Com sábia percepção e delicadeza, Fernando de Franceschi e Rinaldo Gama lançam o anzol nas águas mais profundas e vem à tona, como num deslumbramento, a escritora com os seus mistérios e perplexidades. A graça meio irônica das pequenas confissões sobre a criação literária. Os depoimentos de amigos, de críticos. E a riqueza das fotos testemunhando a vida e a obra. Revelações. Uma delas me fez rir, ah, e eu que sempre pensei que aquela pesada pronúncia de "rrrs" viesse da sua origem russa. Eu me lembro, estávamos na Universidade de Cali, na Colômbia, convidadas do Congresso Sul-Americano de Escritores. Certa manhã resolvemos fugir das conferências (tão chatas!) e gazetear pela cidade ensolarada. Aqui as "esmerraldas" são lindas, ela disse. Vamos em busca das "esmerraldas"! Lembrei que o bandeirante Fernão Dias Paes era o caçador das próprias, a inspiração devia vir dele. Pois estou "inspirrada", sorriu Clarice e lá por dentro fiquei sorrindo também, tinha nascido na Ucrânia. Essa pronúncia anasalada seria ainda a antiga marca da Rússia?...

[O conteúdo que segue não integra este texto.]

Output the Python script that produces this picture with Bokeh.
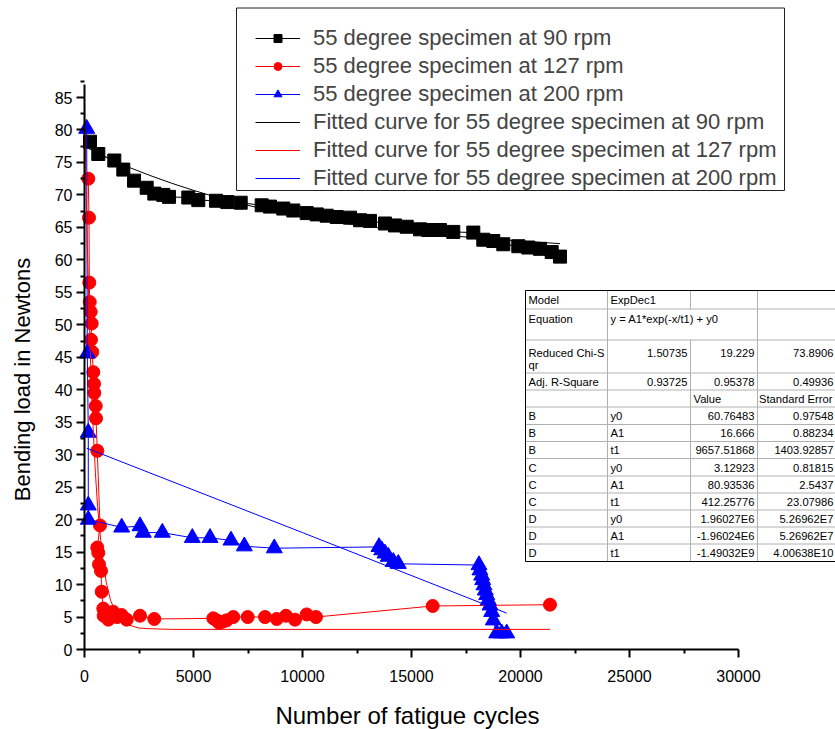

Pois só agora, lendo o livro é que fiquei sabendo, em meio às pequenas confissões: ela contou que essa fala assim pesada era devido ao fato de ter a língua presa, podia ter feito a operação, mas ficou com medo da dor, o médico avisou que a operação era dolorida. Ora, essas minúcias!, dirá o impaciente leitor lúcido entortando a boca. Mas são esses detalhes que fazem o difícil tecido do ser humano e ainda é nos detalhes que encontramos Deus.
"Cadernos de Literatura Brasileira - Clarice Lispector", 344 págs., R$ 80,00. Ed. Instituto Moreira Salles (tel. 0/xx/11/3371-4455).